Glowing lines surround and warp around a black circle

The disk of hot plasma surrounding Sagittarius A*, the Milky Way’s central black hole, constantly flickers and bubbles in this artist’s illustration.

NASA, ESA, CSA, Ralf Crawford (STScI)

The black hole at the Milky Way’s heart neither slumbers nor sleeps. Instead, the ring of plasma surrounding it flickers constantly, punctuated by superbright flares, observations show.

Astronomers used the James Webb Space Telescope to observe Sgr A* and its disk for hours at a time over the course of a year, from April 2023 through April 2024. These were the longest continuous observations yet of our galaxy’s central supermassive black hole.

The telescope revealed a “constant bubbling” in the disk’s light that changed every few seconds or minutes, says astrophysicist Farhad Yusef-Zadeh of Northwestern University in Evanston, Ill. A few times a day, and seemingly at random, the disk would emit a blindingly bright flare, Yusef-Zadeh and colleagues report in the Feb. 20 Astrophysical Journal Letters.

The supermassive black hole, called Sagittarius A* or Sgr A* for short, is about 4 million times as heavy as the sun and lies about 26,000 light-years from our solar system. The black hole is fairly quiet most of the time, only occasionally gobbling up material in its vicinity and letting out bursts of light and energy.

But that doesn’t mean it’s just lying there. Earlier observations, including the first image of the black hole, had suggested that the white-hot disk of plasma that accretes around it is constantly flickering. Computer simulations of how material flows in the accretion disk predicted that the disk’s brightness should vary from minutes to years. The new observations not only confirm those ideas, but also shed light on how the flickering happens.

JWST has some advantages over other telescopes that allowed it to catch the disk’s variability in action. Because the telescope is not in Earth’s orbit, Earth never gets in its way, letting the telescope take longer continuous looks. It can also observe objects in two different wavelengths of light simultaneously.

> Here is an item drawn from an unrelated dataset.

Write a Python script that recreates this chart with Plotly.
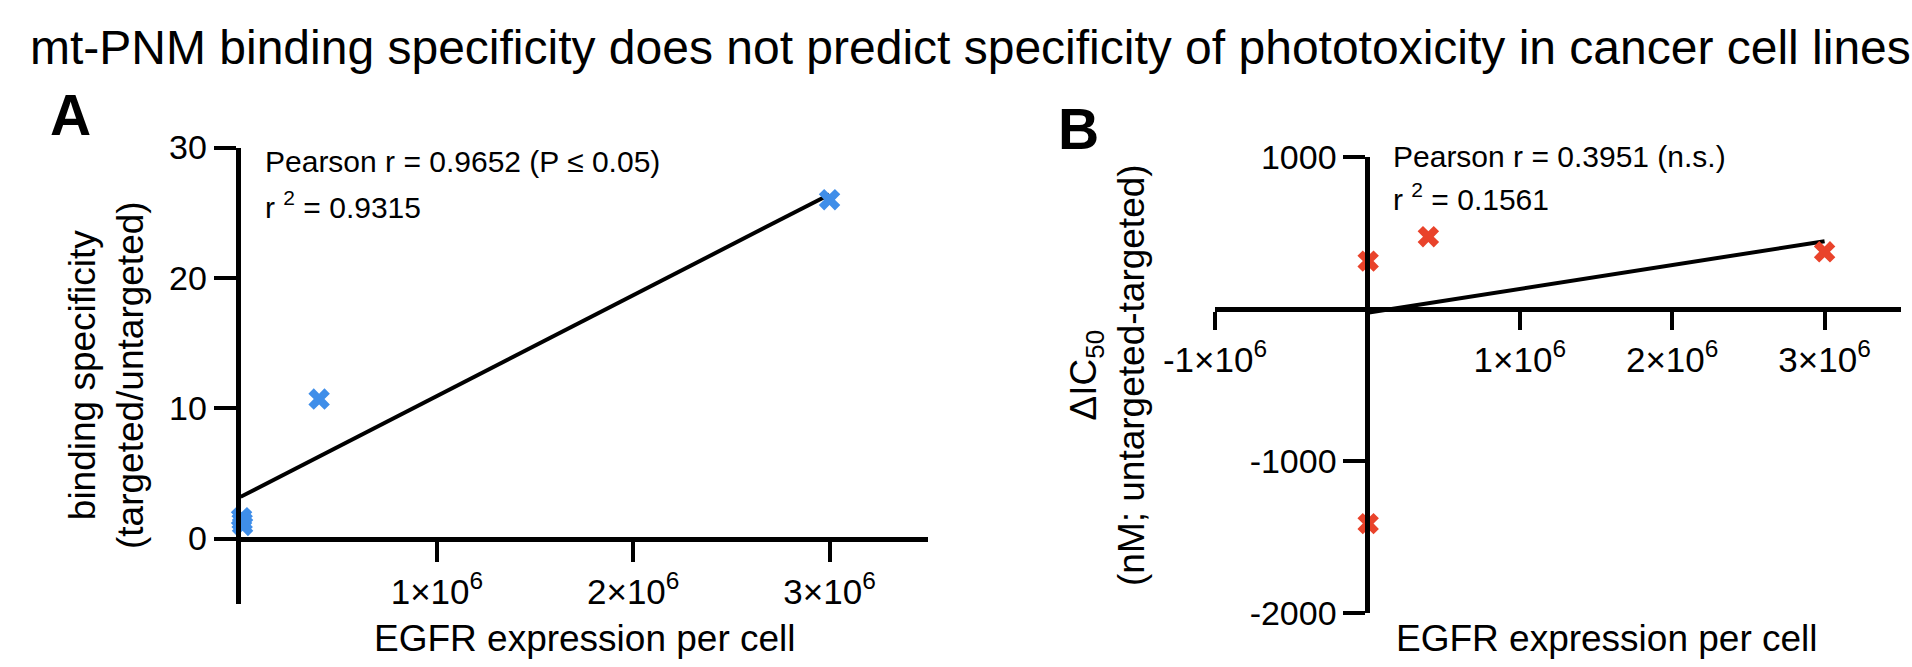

“We can see things in color, rather than black-and-white,” Yusef-Zadeh says.

The researchers think there are two processes at work, Yusef-Zadeh says. Turbulence in the disk itself causes the bubbling. Meanwhile, the process behind the big flares could be analogous to magnetic reconnection events, in which two lines of magnetic field collide and release bursts of energy. These events also happen during solar flares.

The team has requested a full 24 hours of continuous observation time with JWST to find out more.